In recent congressional testimony on the country’s fiscal state of affairs, former U.S. Comptroller General David Walker rightly noted the long-term budget challenges facing U.S. policymakers.  But he unnecessarily muddied this critical issue with a misguided focus on a seriously flawed measure of the nation’s debt and inappropriately alarmist comparisons between the United States and other countries, including Greece, with economic and budgetary situations quite different from ours.

Walker began by discussing the debt measure that policymakers should be looking at — federal debt held by the public (basically the sum of all past budget deficits minus surpluses), measured as a share of the economy.  But his account started to go off the rails when he said:

Today’s public debt is about 65 percent of GDP and growing rapidly.  In addition, if you add the debt owed to Social Security and Medicare, which I believe you should, federal debt is close to 95 percent of GDP and growing rapidly.

Actually, the growth in the public debt would slow dramatically over the next decade if we let President Bush’s tax cuts expire, though it would accelerate in later decades as more and more baby boomers retire.

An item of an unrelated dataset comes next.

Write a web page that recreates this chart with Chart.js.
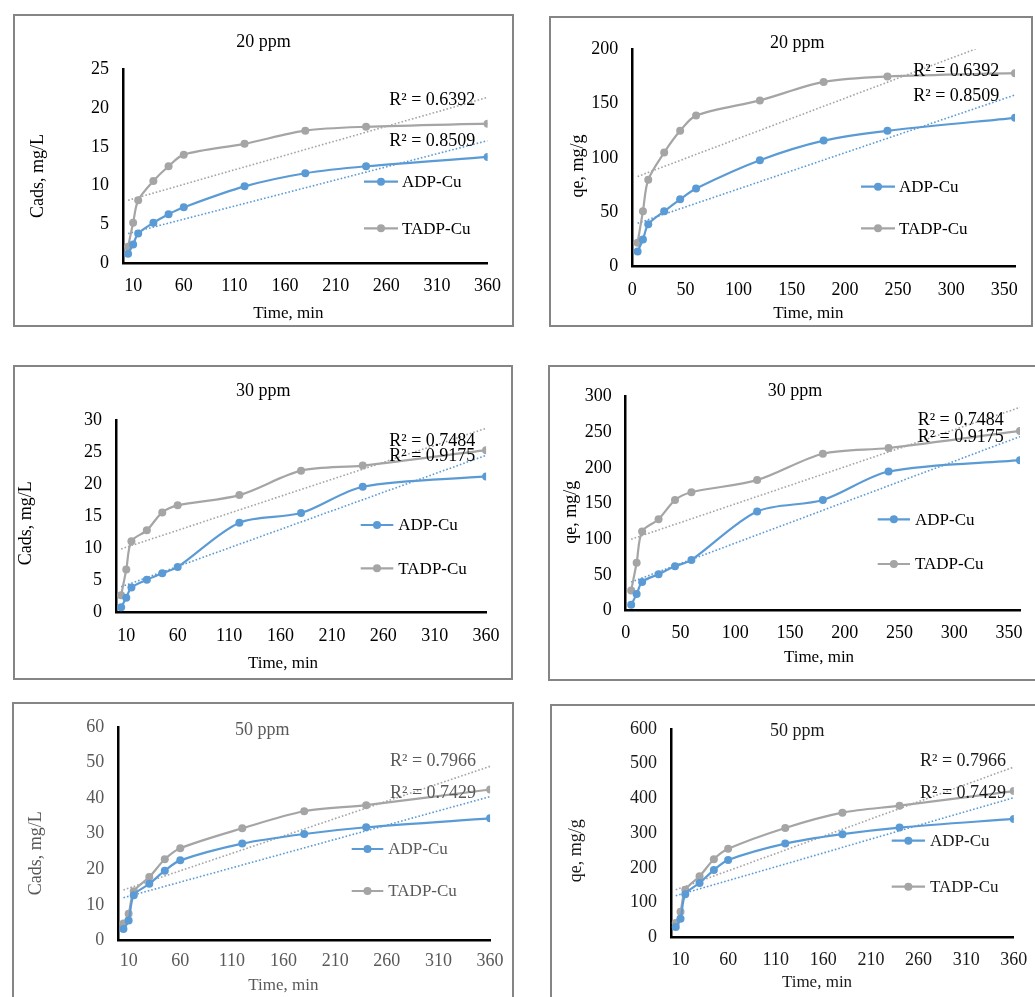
<!DOCTYPE html>
<html>
<head>
<meta charset="utf-8">
<script src="https://cdn.jsdelivr.net/npm/chart.js@4.4.0/dist/chart.umd.min.js"></script>
<style>
  body { margin: 0; background: #fff; width: 1035px; height: 997px; overflow: hidden; position: relative; }
  canvas, .frame { position: absolute; }
  .frame { border: 2px solid #858585; box-sizing: border-box; pointer-events: none; }
</style>
</head>
<body>
<script>
// sampling times, min
const times = [5, 10, 15, 30, 45, 60, 120, 180, 240, 360];
const trendTimes = [5, 360];
const ticksFrom10 = [10, 60, 110, 160, 210, 260, 310, 360];
const ticksFrom0 = [0, 50, 100, 150, 200, 250, 300, 350];

// Cads, mg/L and qe, mg/g
const cads20ADP = [1.2, 2.4, 3.8, 5.2, 6.3, 7.2, 9.9, 11.6, 12.5, 13.7];
const cads20TADP = [2.1, 5.2, 8.1, 10.6, 12.5, 14.0, 15.4, 17.1, 17.6, 18.0];
const qe20ADP = [14, 25, 39, 51, 62, 72, 98, 116, 125, 137];
const qe20TADP = [22, 51, 80, 105, 125, 139, 153, 170, 175, 178];
const cads30ADP = [0.8, 2.3, 3.9, 5.1, 6.1, 7.1, 14.0, 15.5, 19.6, 21.2];
const cads30TADP = [2.7, 6.7, 11.1, 12.8, 15.6, 16.7, 18.3, 22.1, 22.9, 25.3];
const qe30ADP = [8, 23, 40, 51, 62, 71, 139, 155, 195, 211];
const qe30TADP = [28, 67, 111, 128, 155, 166, 183, 220, 228, 252];
const cads50ADP = [3.2, 5.6, 12.7, 15.9, 19.6, 22.5, 27.2, 29.9, 31.8, 34.3];
const cads50TADP = [4.8, 7.5, 13.8, 17.8, 22.8, 25.9, 31.5, 36.3, 38.0, 42.4];
const qe50ADP = [30, 54, 124, 157, 194, 223, 270, 297, 316, 341];
const qe50TADP = [42, 74, 137, 176, 225, 255, 315, 359, 379, 421];

// linear trendline ends (t = 5 and t = 360)
const trendCads20ADP = [3.8, 15.8], trendCads20TADP = [8.1, 21.4];
const trendQe20ADP = [40, 158], trendQe20TADP = [83, 214];
const trendCads30ADP = [4.0, 24.5], trendCads30TADP = [9.9, 28.7];
const trendQe30ADP = [40, 244], trendQe30TADP = [100, 285];
const trendCads50ADP = [12.0, 40.4], trendCads50TADP = [14.2, 48.9];
const trendQe50ADP = [120, 402], trendQe50TADP = [137, 490];

// R² labels: TADP-Cu (top), ADP-Cu (bottom)
const r2At20 = ['R\u00b2 = 0.6392', 'R\u00b2 = 0.8509'];
const r2At30 = ['R\u00b2 = 0.7484', 'R\u00b2 = 0.9175'];
const r2At50 = ['R\u00b2 = 0.7966', 'R\u00b2 = 0.7429'];

const BLUE = '#5b9bd5';
const GREY = '#a5a5a5';
const FONT = '"Liberation Serif", "Times New Roman", serif';

Chart.defaults.font.family = FONT;
Chart.defaults.animation = false;

// page-coordinate layout of each framed panel
const panels = [
  { box: [13, 14, 501, 313], area: [123, 69.5, 491.5, 263], yMax: 25, yStep: 5, xTicks: ticksFrom10,
    adp: cads20ADP, tadp: cads20TADP, tAdp: trendCads20ADP, tTadp: trendCads20TADP, r2: r2At20,
    title: '20 ppm', yTitle: 'Cads, mg/L', titleAt: [263.5, 42.5], yTitleAt: [38.5, 176], xTitleAt: [288.3, 313.3],
    xLabelY: 286.7, legend: [364, 398, 402, 181.7, 228.3], r2Pos: [389.3, 100, 141], color: '#000' },
  { box: [549, 16, 484, 311], area: [632.3, 49.3, 1015, 266.7], yMax: 200, yStep: 50, xTicks: ticksFrom0,
    adp: qe20ADP, tadp: qe20TADP, tAdp: trendQe20ADP, tTadp: trendQe20TADP, r2: r2At20,
    title: '20 ppm', yTitle: 'qe, mg/g', titleAt: [797.3, 43.3], yTitleAt: [578.3, 166], xTitleAt: [808.3, 313.3],
    xLabelY: 290, legend: [861, 895, 899, 186.7, 228.3], r2Pos: [913.3, 71.7, 96.7], color: '#000' },
  { box: [13, 365, 500, 315], area: [116, 420, 490.7, 612.5], yMax: 30, yStep: 5, xTicks: ticksFrom10,
    adp: cads30ADP, tadp: cads30TADP, tAdp: trendCads30ADP, tTadp: trendCads30TADP, r2: r2At30,
    title: '30 ppm', yTitle: 'Cads, mg/L', titleAt: [263.3, 391.7], yTitleAt: [26.7, 523.3], xTitleAt: [283, 663.3],
    xLabelY: 636.7, legend: [360.7, 393.3, 398.3, 525, 568.3], r2Pos: [389.3, 441.7, 456.7], color: '#000' },
  { box: [548, 365, 489, 316], area: [625.7, 396.7, 1020, 610.5], yMax: 300, yStep: 50, xTicks: ticksFrom0,
    adp: qe30ADP, tadp: qe30TADP, tAdp: trendQe30ADP, tTadp: trendQe30TADP, r2: r2At30,
    title: '30 ppm', yTitle: 'qe, mg/g', titleAt: [795, 391.7], yTitleAt: [571, 512.3], xTitleAt: [819, 657.3],
    xLabelY: 633.3, legend: [877.7, 910, 915, 519.3, 564], r2Pos: [917.7, 420.7, 437.3], color: '#000' },
  { box: [12, 702, 502, 300], area: [118.3, 718.3, 492.3, 940.5], yMax: 60, yStep: 10, xTicks: ticksFrom10,
    adp: cads50ADP, tadp: cads50TADP, tAdp: trendCads50ADP, tTadp: trendCads50TADP, r2: r2At50,
    title: '50 ppm', yTitle: 'Cads, mg/L', titleAt: [262.2, 730], yTitleAt: [36.7, 853.3], xTitleAt: [283.3, 985.7],
    xLabelY: 961.7, legend: [351.7, 383.3, 388.3, 849, 891], r2Pos: [390, 761.7, 793.3], color: '#595959' },
  { box: [550, 704, 489, 300], area: [671, 720, 1020, 937.5], yMax: 600, yStep: 100, xTicks: ticksFrom10,
    adp: qe50ADP, tadp: qe50TADP, tAdp: trendQe50ADP, tTadp: trendQe50TADP, r2: r2At50,
    title: '50 ppm', yTitle: 'qe, mg/g', titleAt: [797.2, 731], yTitleAt: [576.7, 850.7], xTitleAt: [817, 982.3],
    xLabelY: 960, legend: [891.7, 925, 930, 840.7, 886.7], r2Pos: [920, 761.7, 793.3], color: '#1a1a1a' }
];

function pts(xs, ys) {
  return xs.map((x, i) => ({ x: x, y: ys[i] }));
}

// title, axis titles, R² labels and the in-plot legend
const panelText = {
  id: 'panelText',
  afterDraw(chart, args, o) {
    const ctx = chart.ctx;
    const ox = o.ox, oy = o.oy;
    ctx.save();
    ctx.fillStyle = o.color;
    ctx.textBaseline = 'middle';
    ctx.textAlign = 'center';
    ctx.font = '18px ' + FONT;
    ctx.fillText(o.title, o.titleAt[0] - ox, o.titleAt[1] - oy);
    ctx.font = '17px ' + FONT;
    ctx.fillText('Time, min', o.xTitleAt[0] - ox, o.xTitleAt[1] - oy);

    ctx.save();
    ctx.translate(o.yTitleAt[0] - ox, o.yTitleAt[1] - oy);
    ctx.rotate(-Math.PI / 2);
    ctx.font = '18px ' + FONT;
    ctx.fillText(o.yTitle, 0, 0);
    ctx.restore();

    ctx.textAlign = 'left';
    ctx.font = '18px ' + FONT;
    o.r2.forEach((t, i) => ctx.fillText(t, o.r2Pos[0] - ox, o.r2Pos[i + 1] - oy));

    const [x0, x1, tx, yA, yB] = o.legend;
    [['ADP-Cu', BLUE, yA], ['TADP-Cu', GREY, yB]].forEach(([name, col, y]) => {
      ctx.strokeStyle = col;
      ctx.lineWidth = 2.2;
      ctx.beginPath();
      ctx.moveTo(x0 - ox, y - oy);
      ctx.lineTo(x1 - ox, y - oy);
      ctx.stroke();
      ctx.fillStyle = col;
      ctx.beginPath();
      ctx.arc((x0 + x1) / 2 - ox, y - oy, 4, 0, Math.PI * 2);
      ctx.fill();
      ctx.fillStyle = o.color;
      ctx.font = '17px ' + FONT;
      ctx.fillText(name, tx - ox, y - oy + 1);
    });
    ctx.restore();
  }
};

panels.forEach(p => {
  const [bx, by, W, H] = p.box;
  const [l, t, r, b] = p.area;

  const canvas = document.createElement('canvas');
  canvas.width = W;
  canvas.height = H;
  canvas.style.left = bx + 'px';
  canvas.style.top = by + 'px';
  canvas.style.width = W + 'px';
  canvas.style.height = H + 'px';
  document.body.appendChild(canvas);

  const frame = document.createElement('div');
  frame.className = 'frame';
  frame.style.left = bx + 'px';
  frame.style.top = by + 'px';
  frame.style.width = W + 'px';
  frame.style.height = H + 'px';
  document.body.appendChild(frame);

  const series = (label, data, col) => ({
    label: label, data: data, borderColor: col, backgroundColor: col,
    borderWidth: 2.2, pointRadius: 4, pointBorderWidth: 0, pointBackgroundColor: col,
    tension: 0.3, cubicInterpolationMode: 'default', fill: false
  });
  const trend = (label, data, col) => ({
    label: label, data: data, borderColor: col, borderWidth: 1.6,
    borderDash: [1.6, 2], pointRadius: 0, tension: 0, fill: false
  });

  new Chart(canvas, {
    type: 'line',
    data: {
      datasets: [
        series('ADP-Cu', pts(times, p.adp), BLUE),
        series('TADP-Cu', pts(times, p.tadp), GREY),
        trend('ADP-Cu trend', pts(trendTimes, p.tAdp), BLUE),
        trend('TADP-Cu trend', pts(trendTimes, p.tTadp), GREY)
      ]
    },
    options: {
      responsive: false,
      devicePixelRatio: 1,
      animation: false,
      layout: { padding: { left: 0, top: t - by, right: W - (r - bx), bottom: 0 } },
      scales: {
        x: {
          type: 'linear', min: 0, max: 360,
          afterBuildTicks: s => { s.ticks = p.xTicks.map(v => ({ value: v })); },
          afterFit: s => { s.height = H - (b - by); },
          grid: { display: false, drawTicks: false },
          border: { display: true, color: '#000', width: 2.5 },
          ticks: {
            color: p.color, font: { size: 18 }, maxRotation: 0, autoSkip: false,
            padding: p.xLabelY - b - 10.8, callback: v => String(v)
          }
        },
        y: {
          type: 'linear', min: 0, max: p.yMax,
          afterFit: s => { s.width = l - bx; },
          grid: { display: false, drawTicks: false },
          border: { display: true, color: '#000', width: 2.5 },
          ticks: { stepSize: p.yStep, color: p.color, font: { size: 18 }, padding: 14, callback: v => String(v) }
        }
      },
      plugins: {
        legend: { display: false },
        tooltip: { enabled: false },
        panelText: {
          ox: bx, oy: by, color: p.color, title: p.title, yTitle: p.yTitle,
          titleAt: p.titleAt, yTitleAt: p.yTitleAt, xTitleAt: p.xTitleAt,
          r2: p.r2, r2Pos: p.r2Pos, legend: p.legend
        }
      }
    },
    plugins: [panelText]
  });
});
</script>
</body>
</html>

More importantly, while using a debt measure that includes money owed to Social Security and Medicare makes debt growth look worse, such a measure is seriously flawed.  Called “gross debt,” it includes money the federal government owes to itself — such as the money the Social Security trust fund has lent to the Treasury in years when Social Security’s earmarked revenues exceeded expenditures.

The Congressional Budget Office said recently that gross debt “is not a good indicator of the government’s future obligations” and the Treasury securities held by trust funds “represent internal transactions of the government and thus have no direct effect on credit markets.”

Consider the following.  Budget analysts agree that reducing scheduled Social Security benefits or increasing Social Security taxes would improve the long-term fiscal outlook.  But these steps — which Walker himself has called for— would not reduce the projected gross debt.  Debt held by the public would decline because total deficits would be lower, but the benefit reductions or tax increases would expand the Social Security trust fund, which in turn would lend that increase in its surplus to the Treasury.  The increase in intragovernmental debt would fully offset the drop in debt held by the public, so gross debt would remain unchanged.

Walker’s claim that the United States looks more like Greece than like most other developed countries is more alarmist than accurate.  As Howard Gleckman has argued, we’re not like Greece:  our economy is much larger, the sources of Greece’s budgetary problems are very different from ours (public employee pay is a large budget item for them but a trivial one for us, for example), and we have the advantages that come from having our own currency so that others are not dictating how we need to address our fiscal challenges.  These differences vastly outweigh any similarities between the two countries’ levels of deficits and debt.

To be sure, the United States faces serious long-term fiscal challenges, and failure to address them would pose real economic risks.  But as we address that challenge, we should focus on the right measure of the debt and not act like the United States is on the verge of being the next Greece.